Written task → Take the lines from the top down to and including the one with "annotation_clip=False)" and repeat them exactly. Omit images.

>> BEGIN

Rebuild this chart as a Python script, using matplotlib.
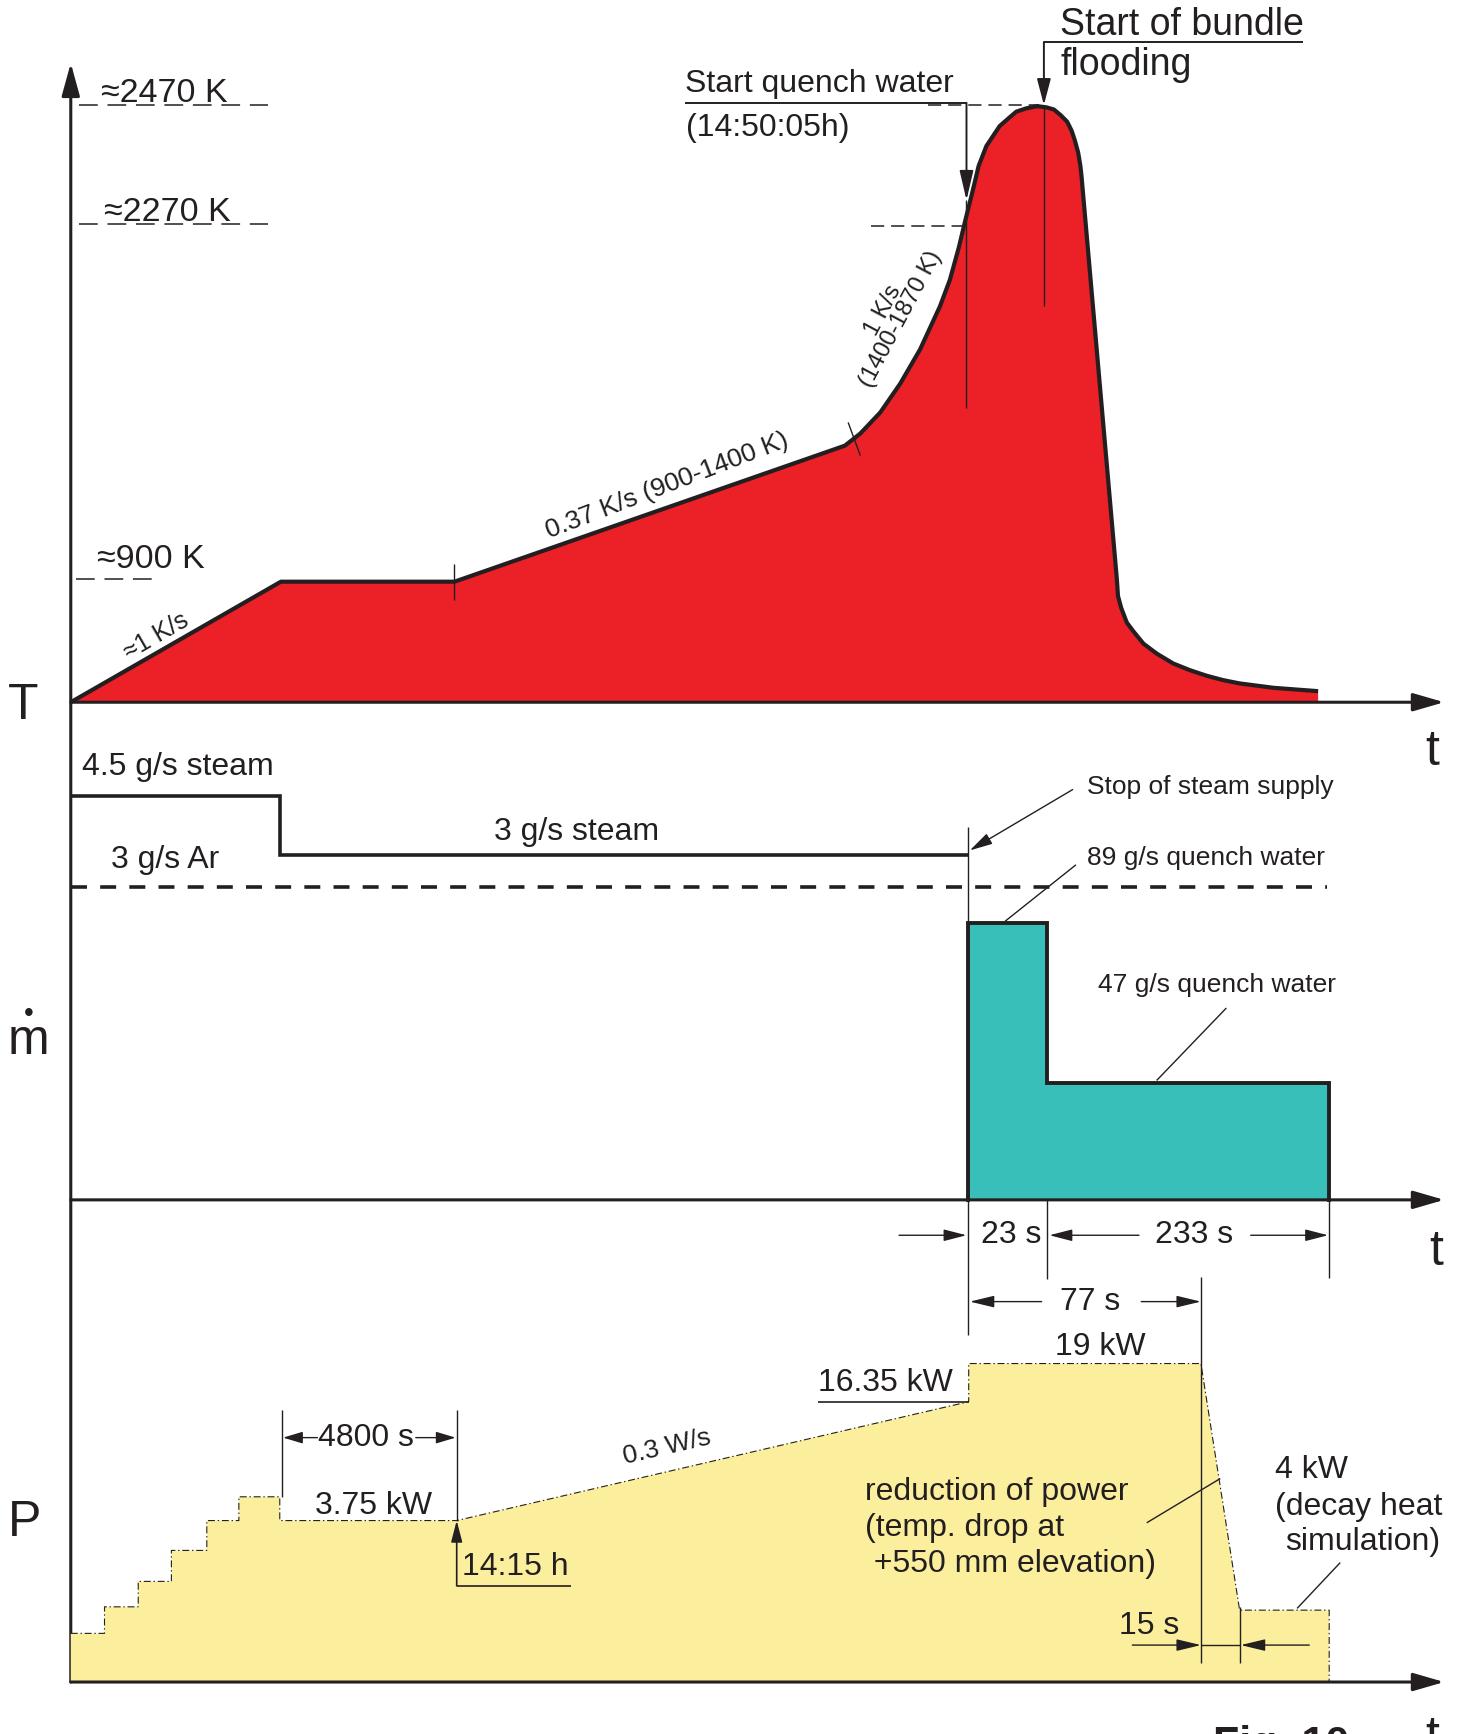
import matplotlib.pyplot as plt

plt.rcParams['font.family'] = ['Liberation Sans', 'DejaVu Sans']
plt.rcParams['lines.scale_dashes'] = False

INK = '#231f20'
RED = '#ec2027'
TEAL = '#38bfba'
YELLOW = '#fbee9c'

BIG = 23
MID = 19
SMALL = 18
AXIS = 36

# schematic time axis (arbitrary units, not to scale)
T_END = 1242

# --- temperature history (arbitrary units above the T baseline)
temp_t = [0, 190, 347, 700, 714, 732, 750, 768, 786, 795, 803, 809, 815, 821, 828, 840,
          848, 855, 864, 874, 882, 889, 895, 901, 905, 908, 911, 913, 914, 946,
          947, 950, 955, 961, 970, 982, 997, 1012, 1027, 1042, 1057, 1088, 1128]
temp_y = [0, 109, 109, 232, 243, 262, 288, 319, 358, 382, 411, 436, 460, 485, 503, 521,
          528, 534, 537, 539, 538, 536, 531, 525, 517, 508, 497, 485, 476, 111,
          96, 85, 72, 64, 53, 44, 35, 29, 24, 20, 17, 13, 10]
temp_levels = [540, 432, 111]            # ~2470 K, ~2270 K, ~900 K
temp_level_labels = ['\u22482470 K', '\u22482270 K', '\u2248900 K']
t_quench = 810                           # start quench water
t_flood = 880                            # start of bundle flooding

# --- mass flow (arbitrary units above the m baseline)
steam_t = [0, 189, 189, 811]
steam_y = [365, 365, 312, 312]
argon_y = 283
argon_end = 1136
quench_t = [811, 811, 883, 883, 1138, 1138]
quench_y = [0, 250, 250, 106, 106, 0]

# --- electric power (arbitrary units above the P baseline)
power_t = [0, 0, 30.5, 30.5, 61, 61, 91, 91, 123, 123, 152, 152, 189, 189, 349,
           812, 812, 1022, 1057, 1138, 1138]
power_y = [0, 44, 44, 68, 68, 91, 91, 119, 119, 146, 146, 167.5, 167.5, 146, 146,
           253.5, 288, 288, 65, 65, 0]

fig = plt.figure(figsize=(14.63, 17.34), dpi=100)


def panel(base):
    ax = fig.add_axes([0, 0, 1, 1])
    ax.set_xlim(-64, 1259)
    ax.set_ylim(base - 1568, base)
    ax.axis('off')
    ax.patch.set_alpha(0)
    return ax


axT = panel(635)
axM = panel(1085)
axP = panel(1521)


def arrow(ax, start, end, hl=13, hw=3.6, lw=1.0):
    ax.annotate('', xy=end, xytext=start,
                arrowprops=dict(arrowstyle=f'-|>,head_length={hl},head_width={hw}',
                                lw=lw, color=INK, shrinkA=0, shrinkB=0, mutation_scale=1),
                annotation_clip=False)


def line(ax, xs, ys, lw=1.0, **kw):
    ax.plot(xs, ys, color=INK, lw=lw, solid_capstyle='butt', clip_on=False, **kw)


def label(ax, x, y, s, size=BIG, **kw):
    kw.setdefault('ha', 'left')
    kw.setdefault('va', 'center')
    ax.text(x, y, s, fontsize=size, color=INK, clip_on=False, **kw)


# ================= temperature panel =================
axT.fill(temp_t + [temp_t[-1]], temp_y + [0], color=RED, lw=0)
axT.plot(temp_t, temp_y, color=INK, lw=3.0, solid_joinstyle='round', solid_capstyle='butt')

# axes with arrows
arrow(axT, (0, 635 - 1521), (0, 578), hl=20, hw=5.5, lw=2.2)
for ax in (axT, axM, axP):
    arrow(ax, (0, 0), (T_END, 0), hl=19, hw=5.5, lw=2.2)

# temperature levels on the left
for lvl, txt, x0, x1, tx in zip(temp_levels, temp_level_labels, [7, 7, 5], [178, 178, 74], [27, 30, 24]):
    line(axT, [x0, x1], [lvl, lvl], lw=1.1, dashes=(13.5, 7))
    label(axT, tx, lvl + 3 if lvl > 200 else lvl + 10, txt, size=24.5, va='baseline')

# tick marks on the ramp
line(axT, [347, 347], [92, 125])
line(axT, [703, 714], [253, 223])

label(axT, 77, 60, '\u22481 K/s', size=SMALL, ha='center', rotation=30)
label(axT, 539, 196, '0.37 K/s (900-1400 K)', size=19, ha='center', rotation=21)
label(axT, 735, 354, '1 K/s', size=17, ha='center', rotation=62)
label(axT, 751, 346, '(1400-1870 K)', size=17, ha='center', rotation=62)

# start quench water
line(axT, [555, t_quench], [542, 542], lw=1.4)
arrow(axT, (t_quench, 542), (t_quench, 454), hl=18, hw=4.2, lw=1.4)
line(axT, [t_quench, t_quench], [454, 266])
line(axT, [775, 876], [540, 540], lw=1.1, dashes=(9.5, 5))
line(axT, [724, 813], [430.6, 430.6], lw=1.1, dashes=(9.5, 5))
label(axT, 555, 552, 'Start quench water', va='baseline')
label(axT, 556, 512, '(14:50:05h)', va='baseline')

# start of bundle flooding
line(axT, [t_flood, 1114], [597, 597], lw=1.4)
arrow(axT, (t_flood, 597), (t_flood, 540), hl=16, hw=4.2, lw=1.4)
line(axT, [t_flood, t_flood], [540, 358])
label(axT, 895, 603, 'Start of bundle', size=27, va='baseline')
label(axT, 895, 567, 'flooding', size=27, va='baseline')

label(axT, -43, -3.5, 'T', size=AXIS, ha='center')
label(axT, 1231, -45, 't', size=AXIS, ha='center')

# ================= mass flow panel =================
axM.fill(quench_t, quench_y, color=TEAL, lw=0)
axM.plot(quench_t, quench_y, color=INK, lw=2.8, solid_joinstyle='miter')
axM.plot(steam_t, steam_y, color=INK, lw=2.6, solid_joinstyle='miter', solid_capstyle='butt')
line(axM, [0, argon_end], [argon_y, argon_y], lw=2.6, dashes=(11.5, 9.5))

line(axM, [811, 811], [337, -122])
line(axM, [883, 883], [0, -72])
line(axM, [1138, 1138], [0, -71])

label(axM, 10, 391, '4.5 g/s steam')
label(axM, 457, 333, '3 g/s steam', ha='center')
label(axM, 36, 307, '3 g/s Ar')

arrow(axM, (906, 371), (813, 316), hl=14, hw=3.6)
label(axM, 919, 373, 'Stop of steam supply', size=MID)
line(axM, [909, 845], [303, 252])
label(axM, 919, 309, '89 g/s quench water', size=MID)
line(axM, [1045, 982], [173.5, 108])
label(axM, 929, 194, '47 g/s quench water', size=MID)

# durations of the quench phases
arrow(axM, (749, -32), (810, -32), hl=14, hw=3.6)
label(axM, 850, -32, '23 s', ha='center')
arrow(axM, (966, -32), (885, -32), hl=14, hw=3.6)
label(axM, 1016, -32, '233 s', ha='center')
arrow(axM, (1067, -32), (1137, -32), hl=14, hw=3.6)

axM.text(-38, 132, 'm', fontsize=AXIS, color=INK, ha='center', va='baseline')
axM.text(-38, 168, '\u2022', fontsize=20, color=INK, ha='center', va='center')
label(axM, 1235, -47, 't', size=AXIS, ha='center')

# ================= power panel =================
axP.fill(power_t, power_y, color=YELLOW, lw=0)
axP.plot(power_t[1:], power_y[1:], color=INK, lw=0.8, linestyle=(0, (5, 2, 1, 2)))

# 4800 s hold
line(axP, [191, 191], [167.5, 246])
line(axP, [349, 349], [146, 246])
arrow(axP, (223, 221), (192, 221), hl=12, hw=3.6)
arrow(axP, (312, 221), (348, 221), hl=12, hw=3.6)
label(axP, 267, 221, '4800 s', ha='center')
label(axP, 274, 159, '3.75 kW', ha='center')

# 14:15 h
arrow(axP, (349, 87), (349, 146), hl=13, hw=3.4, lw=1.2)
line(axP, [349, 452], [87, 87], lw=1.2)
label(axP, 354, 104, '14:15 h')

label(axP, 539, 212, '0.3 W/s', size=19, ha='center', rotation=13)

line(axP, [676, 812], [253.5, 253.5], lw=1.2)
label(axP, 737, 270, '16.35 kW', ha='center')
label(axP, 931, 303, '19 kW', ha='center')

# 77 s high power phase
line(axP, [1022.5, 1022.5], [366, 17])
arrow(axP, (878, 344), (813, 344), hl=15, hw=3.6)
arrow(axP, (968, 344), (1022, 344), hl=15, hw=3.6)
label(axP, 922, 344, '77 s', ha='center')

label(axP, 718, 172, 'reduction of power')
label(axP, 718, 139, '(temp. drop at')
label(axP, 718, 107, ' +550 mm elevation)')
line(axP, [973, 1039.5], [144, 184])

label(axP, 1089, 192, '4 kW')
label(axP, 1089, 158.5, '(decay heat')
label(axP, 1098, 127, 'simulation)')
line(axP, [1109, 1148], [66.6, 108])

# 15 s power reduction
line(axP, [1057.5, 1057.5], [68, 17])
arrow(axP, (960, 33.4), (1022, 33.4), hl=15, hw=3.6)
line(axP, [1022.5, 1057.5], [33.4, 33.4])
arrow(axP, (1120, 33.4), (1058, 33.4), hl=15, hw=3.6)
label(axP, 975, 51, '15 s', ha='center')

label(axP, -42, 143.5, 'P', size=AXIS, ha='center')
label(axP, 1231, -62, 't', size=AXIS, ha='center', va='baseline')
axP.text(1033, -67, 'Fig. 10', fontsize=31, fontweight='bold', color=INK, ha='left', va='baseline')

fig.savefig('out.png', dpi=100)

>> END

Complete output →
Rebuild this chart as a Python script, using matplotlib.
import matplotlib.pyplot as plt

plt.rcParams['font.family'] = ['Liberation Sans', 'DejaVu Sans']
plt.rcParams['lines.scale_dashes'] = False

INK = '#231f20'
RED = '#ec2027'
TEAL = '#38bfba'
YELLOW = '#fbee9c'

BIG = 23
MID = 19
SMALL = 18
AXIS = 36

# schematic time axis (arbitrary units, not to scale)
T_END = 1242

# --- temperature history (arbitrary units above the T baseline)
temp_t = [0, 190, 347, 700, 714, 732, 750, 768, 786, 795, 803, 809, 815, 821, 828, 840,
          848, 855, 864, 874, 882, 889, 895, 901, 905, 908, 911, 913, 914, 946,
          947, 950, 955, 961, 970, 982, 997, 1012, 1027, 1042, 1057, 1088, 1128]
temp_y = [0, 109, 109, 232, 243, 262, 288, 319, 358, 382, 411, 436, 460, 485, 503, 521,
          528, 534, 537, 539, 538, 536, 531, 525, 517, 508, 497, 485, 476, 111,
          96, 85, 72, 64, 53, 44, 35, 29, 24, 20, 17, 13, 10]
temp_levels = [540, 432, 111]            # ~2470 K, ~2270 K, ~900 K
temp_level_labels = ['\u22482470 K', '\u22482270 K', '\u2248900 K']
t_quench = 810                           # start quench water
t_flood = 880                            # start of bundle flooding

# --- mass flow (arbitrary units above the m baseline)
steam_t = [0, 189, 189, 811]
steam_y = [365, 365, 312, 312]
argon_y = 283
argon_end = 1136
quench_t = [811, 811, 883, 883, 1138, 1138]
quench_y = [0, 250, 250, 106, 106, 0]

# --- electric power (arbitrary units above the P baseline)
power_t = [0, 0, 30.5, 30.5, 61, 61, 91, 91, 123, 123, 152, 152, 189, 189, 349,
           812, 812, 1022, 1057, 1138, 1138]
power_y = [0, 44, 44, 68, 68, 91, 91, 119, 119, 146, 146, 167.5, 167.5, 146, 146,
           253.5, 288, 288, 65, 65, 0]

fig = plt.figure(figsize=(14.63, 17.34), dpi=100)


def panel(base):
    ax = fig.add_axes([0, 0, 1, 1])
    ax.set_xlim(-64, 1259)
    ax.set_ylim(base - 1568, base)
    ax.axis('off')
    ax.patch.set_alpha(0)
    return ax


axT = panel(635)
axM = panel(1085)
axP = panel(1521)


def arrow(ax, start, end, hl=13, hw=3.6, lw=1.0):
    ax.annotate('', xy=end, xytext=start,
                arrowprops=dict(arrowstyle=f'-|>,head_length={hl},head_width={hw}',
                                lw=lw, color=INK, shrinkA=0, shrinkB=0, mutation_scale=1),
                annotation_clip=False)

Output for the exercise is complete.